Tak ketinggalan dipertontonkan juga oleh warganet dalam akun media sosial. Seperti facebook, twiter, instagram, youtube, dan lainnya. Seakaan tak berbuntut. Mungkin saja ratingnya dapat melampaui berita huru-hara menyoal Cawapres yang dipilih Jokowi dalam duet Pilpres yang sedang hangat waktu itu.

Aksi Joni bak oase penyembuh dahaga di padang gurun. Ia satu-satunya menjadi penyelamat rasa cemas dan panik semua kepala di situasi genting dan penting, juga sakral saat itu.

Berkat keberanian dan jiwa patriotismenya, sebagai bentuk penghargaan, ia bersama keluarga diundang oleh Menteri Pemuda dan Olahraga ke Jakarta untuk menonton secara langsung Opening Ceremony Asian Games 2018 pada tanggal 18 Agustus tempo hari.

Selain itu, PT PLN (Persero) juga mengapresiasi aksi Joni yang nekat memanjat tiang bendera untuk memasang tali yang terputus saat bendera hendak dikibarkan. Melalui program PLN Peduli, ia diberikan beasiswa hingga jenjang pendidikan tinggi Strata 1 (S1). Dan masih banyak lagi hadia yang ia peroleh. Sungguh dia memang pantas berhak memperoleh penghargan.

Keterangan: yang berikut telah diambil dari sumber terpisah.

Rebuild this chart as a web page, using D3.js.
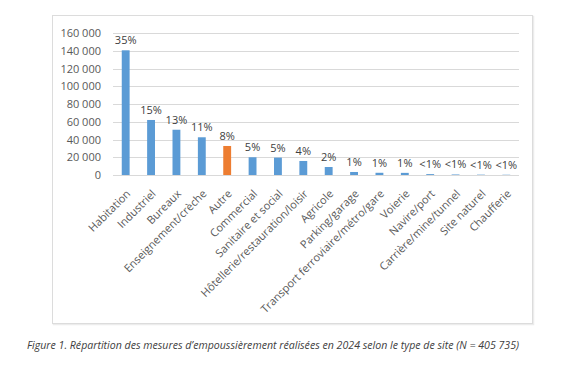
<!DOCTYPE html>
<html><head><meta charset="utf-8">
<script src="https://cdn.jsdelivr.net/npm/d3@7"></script>
<style>
html,body{margin:0;padding:0;background:#fff;}
svg{display:block;}
</style></head>
<body>
<svg id="c" width="588" height="366"></svg>
<script>
const categories = ["Habitation","Industriel","Bureaux","Enseignement/crèche","Autre","Commercial","Sanitaire et social","Hôtellerie/restauration/loisir","Agricole","Parking/garage","Transport ferroviaire/métro/gare","Voierie","Navire/port","Carrière/mine/tunnel","Site naturel","Chaufferie"];
const values = [140500, 62000, 51000, 42500, 32700, 20000, 19600, 15800, 9000, 3400, 2500, 2400, 1000, 600, 400, 300];
const percentLabels = ["35%","15%","13%","11%","8%","5%","5%","4%","2%","1%","1%","1%","<1%","<1%","<1%","<1%"];
const highlight = ["Autre"];
const yTicks = [0,20000,40000,60000,80000,100000,120000,140000,160000];
const caption = "Figure 1. Répartition des mesures d’empoussièrement réalisées en 2024 selon le type de site (N = 405 735)";

const svg = d3.select("#c");
const font = "'Open Sans', sans-serif";

// frame
svg.append("rect").attr("x",53.5).attr("y",16.5).attr("width",480).attr("height",308)
  .attr("fill","none").attr("stroke","#ececec").attr("stroke-width",1.5);
svg.append("rect").attr("x",52.5).attr("y",15.5).attr("width",480).attr("height",308)
  .attr("fill","#fff").attr("stroke","#dcdcdc").attr("stroke-width",1);

const x = d3.scaleBand().domain(categories).range([113,519]).paddingInner(0.69).paddingOuter(0.345);
const y = d3.scaleLinear().domain([0,160000]).range([175,33]);

const fmt = v => d3.format(",")(v).replace(/,/g," ");

// grid
svg.append("g").selectAll("line").data(yTicks).join("line")
  .attr("x1",113).attr("x2",519)
  .attr("y1",d=>Math.round(y(d))+0.5).attr("y2",d=>Math.round(y(d))+0.5)
  .attr("stroke","#d9d9d9").attr("stroke-width",1);

// y axis labels
const ya = svg.append("g").attr("transform","translate(101,0)")
  .call(d3.axisLeft(y).tickValues(yTicks).tickSize(0).tickPadding(0).tickFormat(fmt));
ya.select(".domain").remove();
ya.selectAll("text").attr("font-family",font).attr("font-size",11).attr("fill","#595959");

// bars
svg.append("g").selectAll("rect").data(categories).join("rect")
  .attr("x",d=>x(d)).attr("width",x.bandwidth())
  .attr("y",(d,i)=>y(values[i])).attr("height",(d,i)=>y(0)-y(values[i]))
  .attr("fill",d=>highlight.includes(d)?"#ed7d31":"#5b9bd5");

// value labels
svg.append("g").selectAll("text").data(categories).join("text")
  .attr("x",d=>x(d)+x.bandwidth()/2)
  .attr("y",(d,i)=>y(values[i])-6)
  .attr("text-anchor","middle")
  .attr("font-family",font).attr("font-size",11).attr("fill","#404040")
  .text((d,i)=>percentLabels[i]);

// x labels
const xa = svg.append("g").attr("transform","translate(0,175)")
  .call(d3.axisBottom(x).tickSize(0).tickPadding(0));
xa.select(".domain").remove();
xa.selectAll("text")
  .attr("font-family",font).attr("font-size",11).attr("fill","#595959")
  .attr("text-anchor","end")
  .attr("transform","translate(0,14) rotate(-45)")
  .attr("dy","0.7em").attr("y",0).attr("x",0);

// caption
svg.append("text").attr("x",27).attr("y",349)
  .attr("font-family",font).attr("font-style","italic").attr("font-size",10.6).attr("fill","#404040")
  .text(caption);
</script>
</body></html>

Di balik itu, ada satu hal yang sempat menabrak nalar saya. Bahwa sesunguhnya ada kelalaian yang tidak harus terjadi. Barangkali terlampau fokus terhadap aksi heroik ini, kerja dari panitia HUT RI di Silawan-Belu seakan tak digubris. Seharusnya menjadi bahan evaluasi, walau pun kejadiannya tak disengaja.

Hemat saya, di balik aksi heroik ada satu musibah yang tidak boleh terjadi lagi. Kalau hal ini tidak diterjemakan sebagai satu musiba, maka ada usulan gokil dari saya; nanti Hut RI ke 74 tahun, kita seting selayak kejadian di Belu. Lalu saya sendirilah yang keluar sebagai pahlawan untuk memanjat tiang bendera. Kan tidak lucu.

Terlepas dari itu, sebagai orang NTT, pasti merasa haru dan bangga atas penampilan gemilang yang dilakoni Joni. Dalam peristiwa ini, sudah tentu ada orang tua yang selalu mengajarkan kebaikan dan keberanian kepada anaknya.

Namun jangan lupa, peran seorang pendidik juga menjadi penentu jalan pikiran, pun ketulusan jiwa bagi seorang siswa. Tanpa itu, keberanian, semangat, dan jiwa patriotisme tidak akan terinternalisasi dalam tumbuh kembang dan merasuk bersama aliran darah anak negeri.

Joni dengan keberanian dan semangat yang berkobar menyelamatkan situasi saat itu mendapatkan penghargaan yang luar biasa dari pemerintah. Lalu, muncul pertanyaan kontemplatif, bagaimanakah dengan nasib guru (honorer) di NTT yang memiliki semangat pengabdian yang tulus demi mencerdaskan anak bangsa?

Dengan peristiwa aksi heroik tersebut, negeri ini sangat mengharapkan dapat menjadi percikan api inspirasi cinta tanah air bagi seluruh anak negeri. Semoga lahirlah pahlawan-pahlawan baru seprti Joni dalam segala bentuk dan aspek kehidupan. Namun bagaimanapun juga, nasib negeri; prestasi anak negeri, selain orang tua, juga ada di tangan pahlawan tanpa tanda jasa.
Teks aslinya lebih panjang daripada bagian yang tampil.